Incidentally, I don't buy into theories that Salam is a phony. I've corresponded with Diana a fair bit by now, and if Salam were fake, she would have to be as well. And if she were, she'd be going to an amount of trouble to convince me of her bona fides which, considering I'm a minor player in Blogoslavia at best, just wouldn't be worth the payoff.
Additional, 1915Z-7: Salam's stuff is compelling reading. In any given war, in any given push into a large city, how often have you ever gotten a perspective of your average inhabitant of the city in question so soon? I just finished reading The Fall of Berlin 1945 (which includes excerpts from diaries written by inhabitants of the city) 58 years after the fact; now I'm reading The Fall of Baghdad 2003 a month after the fact. It almost gives me a sense of historic occasion.

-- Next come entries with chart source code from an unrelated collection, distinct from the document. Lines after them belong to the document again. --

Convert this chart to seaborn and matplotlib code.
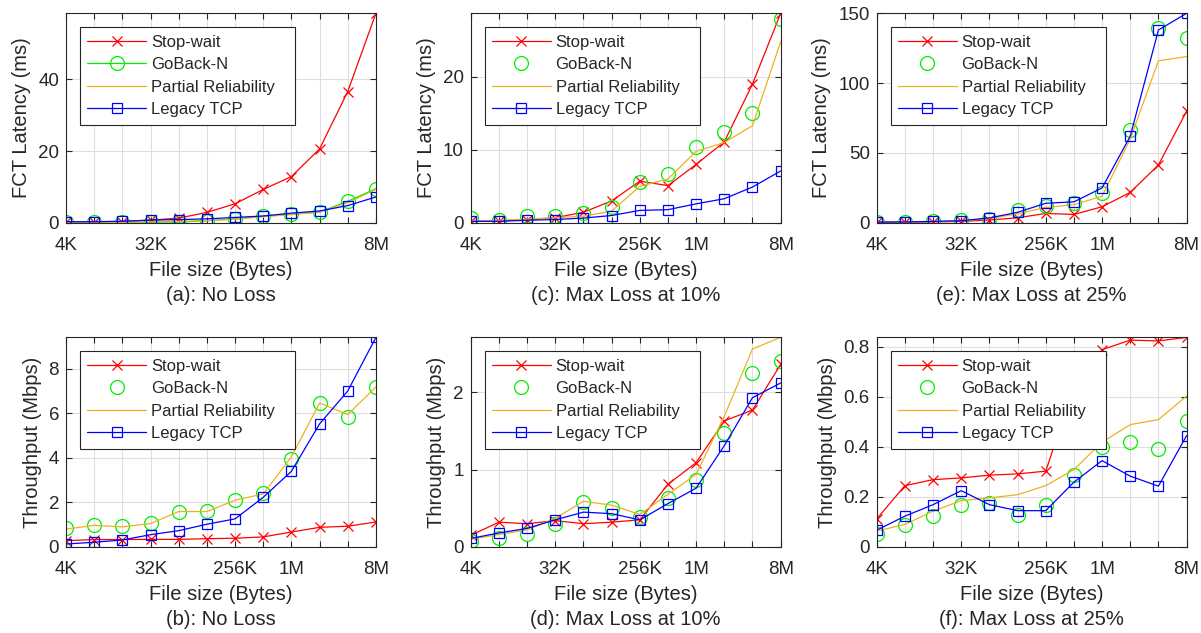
import numpy as np
import pandas as pd
import matplotlib
matplotlib.use("Agg")
import matplotlib.pyplot as plt
from matplotlib.ticker import MultipleLocator, FuncFormatter
import seaborn as sns

sizes = ["4K", "8K", "16K", "32K", "64K", "128K", "256K", "512K", "1M", "2M", "4M", "8M"]
shown = ["4K", "32K", "256K", "1M", "8M"]
series_names = ["Stop-wait", "GoBack-N", "Partial Reliability", "Legacy TCP"]

# FCT latency (ms)
fct_noloss_stopwait = [0.2, 0.2, 0.35, 0.75, 1.3, 2.9, 5.3, 9.3, 12.9, 20.6, 36.6, 58.4]
fct_noloss_gobackn = [0.1, 0.1, 0.15, 0.2, 0.2, 0.6, 1.1, 1.85, 2.4, 3.0, 6.0, 9.5]
fct_noloss_partial = [0.1, 0.1, 0.15, 0.25, 0.4, 0.6, 1.0, 1.7, 2.3, 3.0, 5.6, 9.3]
fct_noloss_tcp = [0.3, 0.3, 0.45, 0.75, 0.9, 1.1, 1.5, 1.9, 2.7, 3.3, 4.8, 7.2]

fct_loss10_stopwait = [0.27, 0.27, 0.45, 0.7, 1.45, 3.0, 5.7, 5.1, 8.0, 11.1, 19.0, 28.7]
fct_loss10_gobackn = [0.6, 0.45, 0.9, 1.0, 1.35, 2.2, 5.6, 6.7, 10.4, 12.4, 15.1, 27.9]
fct_loss10_partial = [0.3, 0.35, 0.5, 0.7, 0.9, 1.6, 5.0, 6.0, 9.8, 11.0, 13.3, 24.8]
fct_loss10_tcp = [0.2, 0.2, 0.35, 0.45, 0.65, 1.0, 1.7, 1.8, 2.6, 3.3, 4.9, 7.1]

fct_loss25_stopwait = [0.5, 0.5, 0.7, 1.0, 2.0, 3.6, 6.7, 6.0, 11.5, 21.8, 41.4, 79.9]
fct_loss25_gobackn = [0.3, 0.5, 1.0, 2.0, 2.4, 8.9, 12.0, 14.4, 21.5, 66.3, 139.5, 132.0]
fct_loss25_partial = [0.3, 0.5, 1.0, 1.5, 3.0, 6.5, 11.0, 13.0, 19.0, 60.0, 116.0, 119.0]
fct_loss25_tcp = [0.5, 0.6, 1.0, 1.5, 3.5, 7.5, 14.0, 15.0, 25.0, 62.0, 138.0, 150.0]

# Throughput (Mbps)
thr_noloss_stopwait = [0.28, 0.33, 0.33, 0.34, 0.34, 0.37, 0.39, 0.45, 0.67, 0.88, 0.93, 1.12]
thr_noloss_gobackn = [0.85, 1.0, 0.93, 1.08, 1.59, 1.62, 2.1, 2.43, 3.97, 6.47, 5.86, 7.19]
thr_noloss_partial = [0.8, 0.97, 0.9, 1.05, 1.59, 1.59, 2.1, 2.38, 4.05, 6.47, 5.95, 7.19]
thr_noloss_tcp = [0.13, 0.21, 0.31, 0.55, 0.73, 1.02, 1.26, 2.23, 3.4, 5.53, 7.01, 9.42]

thr_loss10_stopwait = [0.15, 0.32, 0.30, 0.34, 0.30, 0.32, 0.35, 0.81, 1.09, 1.63, 1.77, 2.36]
thr_loss10_gobackn = [0.07, 0.12, 0.17, 0.30, 0.58, 0.50, 0.39, 0.63, 0.86, 1.47, 2.25, 2.41]
thr_loss10_partial = [0.1, 0.16, 0.22, 0.37, 0.59, 0.54, 0.42, 0.68, 0.94, 1.69, 2.56, 2.71]
thr_loss10_tcp = [0.11, 0.18, 0.24, 0.35, 0.45, 0.43, 0.35, 0.56, 0.76, 1.31, 1.93, 2.12]

thr_loss25_stopwait = [0.112, 0.245, 0.269, 0.276, 0.287, 0.292, 0.303, 0.64, 0.789, 0.827, 0.824, 0.838]
thr_loss25_gobackn = [0.053, 0.087, 0.125, 0.169, 0.176, 0.129, 0.169, 0.289, 0.399, 0.419, 0.392, 0.505]
thr_loss25_partial = [0.063, 0.09, 0.143, 0.185, 0.196, 0.209, 0.245, 0.309, 0.419, 0.489, 0.509, 0.603]
thr_loss25_tcp = [0.067, 0.123, 0.169, 0.225, 0.169, 0.145, 0.145, 0.259, 0.345, 0.283, 0.243, 0.445]

panels = [
    ("(a): No Loss", "FCT Latency (ms)", 20,
     [fct_noloss_stopwait, fct_noloss_gobackn, fct_noloss_partial, fct_noloss_tcp], True),
    ("(c): Max Loss at 10%", "FCT Latency (ms)", 10,
     [fct_loss10_stopwait, fct_loss10_gobackn, fct_loss10_partial, fct_loss10_tcp], False),
    ("(e): Max Loss at 25%", "FCT Latency (ms)", 50,
     [fct_loss25_stopwait, fct_loss25_gobackn, fct_loss25_partial, fct_loss25_tcp], False),
    ("(b): No Loss", "Throughput (Mbps)", 2,
     [thr_noloss_stopwait, thr_noloss_gobackn, thr_noloss_partial, thr_noloss_tcp], False),
    ("(d): Max Loss at 10%", "Throughput (Mbps)", 1,
     [thr_loss10_stopwait, thr_loss10_gobackn, thr_loss10_partial, thr_loss10_tcp], False),
    ("(f): Max Loss at 25%", "Throughput (Mbps)", 0.2,
     [thr_loss25_stopwait, thr_loss25_gobackn, thr_loss25_partial, thr_loss25_tcp], False),
]

sns.set_theme(style="whitegrid")
plt.rcParams['font.family'] = ['Liberation Sans', 'DejaVu Sans']
plt.rcParams['text.color'] = '#262626'
plt.rcParams['axes.labelcolor'] = '#262626'

colors = ['#ff0000', '#00ee00', '#EDB120', '#0000ff']
markers = ['x', 'o', None, 's']
msizes = [7, 10, 0, 7]

fig = plt.figure(figsize=(12.01, 6.33), dpi=100)
lefts = [0.055, 0.392, 0.730]
bottoms = [0.648, 0.136]
w, h = 0.258, 0.331

x = np.arange(len(sizes))
for k, (caption, ylab, ystep, data, goback_line) in enumerate(panels):
    ax = fig.add_axes([lefts[k % 3], bottoms[k // 3], w, h])
    ymax = max(max(s) for s in data)
    for name, vals, c, m, ms in zip(series_names, data, colors, markers, msizes):
        df = pd.DataFrame({'x': x, 'y': vals})
        kw = dict(color=c, lw=0.9, label=name)
        if m is not None:
            kw.update(marker=m, ms=ms, mec=c, mew=0.9, mfc='none')
        if name == "GoBack-N" and not goback_line:
            kw['ls'] = 'none'
        sns.lineplot(data=df, x='x', y='y', ax=ax, **kw)
    ax.set_xlim(0, len(sizes) - 1)
    ax.set_ylim(0, ymax)
    ax.set_xticks(x)
    ax.set_xticklabels([s if s in shown else "" for s in sizes])
    ax.yaxis.set_major_locator(MultipleLocator(ystep))
    ax.yaxis.set_major_formatter(FuncFormatter(lambda v, p: "%g" % round(v, 6)))
    ax.tick_params(axis='both', direction='in', length=4, width=0.8, colors='#262626',
                   top=True, right=True, bottom=True, left=True, labelsize=13.5)
    ax.tick_params(axis='x', pad=10)
    ax.tick_params(axis='y', pad=5)
    ax.grid(True, color='#dedede', lw=0.8)
    for sp in ax.spines.values():
        sp.set_color('#262626')
        sp.set_linewidth(0.8)
    ax.set_xlabel("File size (Bytes)\n" + caption, fontsize=14.5, labelpad=5, linespacing=1.4)
    ax.set_ylabel(ylab, fontsize=14.5, labelpad=5)
    leg = ax.legend(loc='upper left', bbox_to_anchor=(0.045, 0.0, 0.694, 0.934),
                    mode='expand', borderaxespad=0, fontsize=12, frameon=True,
                    fancybox=False, framealpha=1, edgecolor='#262626',
                    handlelength=3.5, handletextpad=0.3, labelspacing=0.45, borderpad=0.45)
    leg.get_frame().set_linewidth(0.8)
    leg.set_zorder(10)

fig.savefig("out.png", dpi=100)
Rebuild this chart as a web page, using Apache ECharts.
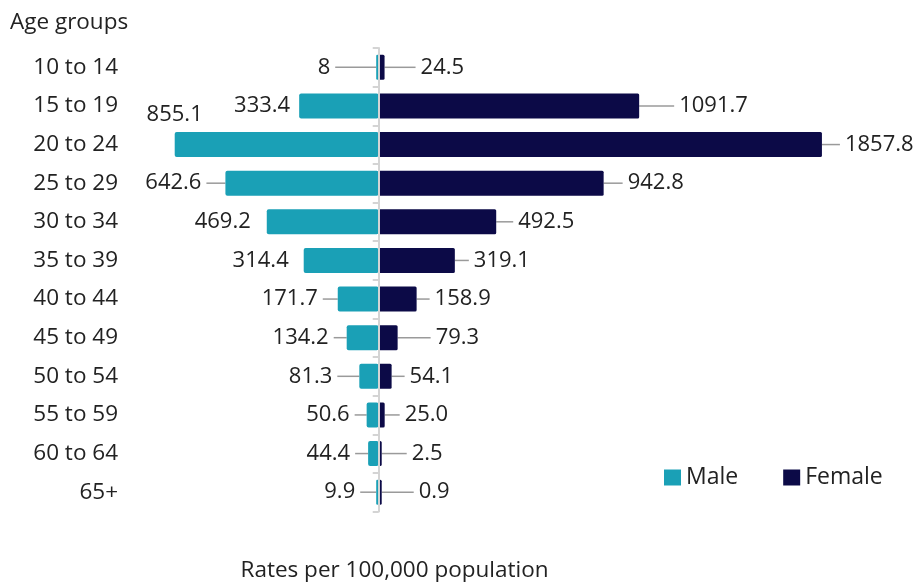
<!DOCTYPE html>
<html>
<head>
<meta charset="utf-8">
<script src="https://cdn.jsdelivr.net/npm/echarts@6/dist/echarts.min.js"></script>
<style>html,body{margin:0;padding:0;background:#fff;}#chart{width:917px;height:587px;}</style>
</head>
<body>
<div id="chart"></div>
<script>
// ---- data ----
const categories = ["10 to 14","15 to 19","20 to 24","25 to 29","30 to 34","35 to 39","40 to 44","45 to 49","50 to 54","55 to 59","60 to 64","65+"];
const maleValues = ["8","333.4","855.1","642.6","469.2","314.4","171.7","134.2","81.3","50.6","44.4","9.9"];
const femaleValues = ["24.5","1091.7","1857.8","942.8","492.5","319.1","158.9","79.3","54.1","25.0","2.5","0.9"];
const seriesNames = ["Male", "Female"];
const yTitle = "Age groups";
const xTitle = "Rates per 100,000 population";

// ---- label layout (pixel gaps between bar end and label text, leader line flag) ----
const maleGap  = [46, 9, -28, 24, 16, 15, 20, 18, 27, 17, 18, 21];
const maleDy   = [0, 0, -30, 0, 0, 0, 0, 0, 0, 0, 0, 0];
const maleLine = [1, 0, 0, 1, 0, 0, 1, 1, 1, 1, 1, 1];
const femaleGap = [36, 40, 23, 24, 22, 19, 18, 38, 18, 20, 30, 37];
const PAD = 5;

const FONT = '"Open Sans", "Noto Sans", sans-serif';
const TXT = '#222222';
const MALE_C = '#1aa0b6';
const FEMALE_C = '#0c0a47';

const maleData = maleValues.map((s, i) => ({
  value: -parseFloat(s),
  labelLine: { show: !!maleLine[i] }
}));
const femaleData = femaleValues.map(s => ({ value: parseFloat(s) }));

const chart = echarts.init(document.getElementById('chart'));
const labelLineStyle = { show: true, lineStyle: { color: '#9a9a9a', width: 1.5 } };

chart.setOption({
  animation: false,
  backgroundColor: '#ffffff',
  textStyle: { fontFamily: FONT },
  title: {
    text: yTitle, left: 5, top: 6,
    textStyle: { fontFamily: FONT, fontSize: 22.5, fontWeight: 'normal', color: TXT }
  },
  legend: {
    data: seriesNames, left: 659, top: 461, icon: 'rect',
    itemWidth: 17, itemHeight: 16, itemGap: 45,
    textStyle: { fontFamily: FONT, fontSize: 23, color: TXT }
  },
  graphic: [{
    type: 'text', x: 394.5, y: 571,
    style: { text: xTitle, textAlign: 'center', textVerticalAlign: 'middle',
             font: '22.5px ' + FONT, fill: TXT }
  }],
  grid: { left: 164, width: 668, top: 48, height: 463.5 },
  xAxis: { type: 'value', min: -900, max: 1900, show: false },
  yAxis: [{
    type: 'category', data: categories, inverse: true, position: 'left',
    axisLine: { show: false, onZero: false }, axisTick: { show: false },
    axisLabel: { margin: 46, fontFamily: FONT, fontSize: 22.5, color: TXT }
  }, {
    type: 'category', data: categories, inverse: true, position: 'left', z: 5,
    axisLine: { show: true, onZero: true, lineStyle: { color: '#d4d4d4', width: 2 } },
    axisTick: { show: true, length: 6, lineStyle: { color: '#d4d4d4', width: 2 } },
    axisLabel: { show: false }
  }],
  series: [{
    name: seriesNames[0], type: 'bar', yAxisIndex: 0, data: maleData,
    barWidth: 25, barGap: '-100%', barMinHeight: 2.5,
    itemStyle: { color: MALE_C, borderRadius: 2 },
    label: {
      show: true, position: 'left', distance: 5, padding: [0, PAD],
      backgroundColor: 'rgba(255,255,255,0)',
      fontFamily: FONT, fontSize: 22, color: TXT,
      formatter: p => maleValues[p.dataIndex]
    },
    labelLine: labelLineStyle,
    labelLayout: p => {
      const i = p.dataIndex;
      const targetRight = p.rect.x - maleGap[i] + PAD;
      return { dx: targetRight - (p.labelRect.x + p.labelRect.width), dy: maleDy[i] };
    }
  }, {
    name: seriesNames[1], type: 'bar', yAxisIndex: 0, data: femaleData,
    barWidth: 25, barGap: '-100%', barMinHeight: 3,
    itemStyle: { color: FEMALE_C, borderRadius: 1.5 },
    label: {
      show: true, position: 'right', distance: 5, padding: [0, PAD],
      backgroundColor: 'rgba(255,255,255,0)',
      fontFamily: FONT, fontSize: 22, color: TXT,
      formatter: p => femaleValues[p.dataIndex]
    },
    labelLine: labelLineStyle,
    labelLayout: p => {
      const i = p.dataIndex;
      const targetLeft = p.rect.x + p.rect.width + femaleGap[i] - PAD;
      return { dx: targetLeft - p.labelRect.x, dy: 0 };
    }
  }]
});
</script>
</body>
</html>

I say "almost" because I subscribe to the notion that most people tend to (severely) overestimate the historical importance of the time they live in; personally, I think that a hundred years from now this war will merit a brief mention at most in the history books, just a short flash in the much larger process of western involvement in the Middle East (though in fairness I should add that the significance to military historians will likely be much higher). But that doesn't alter the fact that it is of supreme interest of those of us living right now. So what are you waiting for? Go read Salam.
(Oops; I just realised that when I redecorated this page, I forgot to stick up that "Support Democracy in Iraq" pic. Oversight corrected.)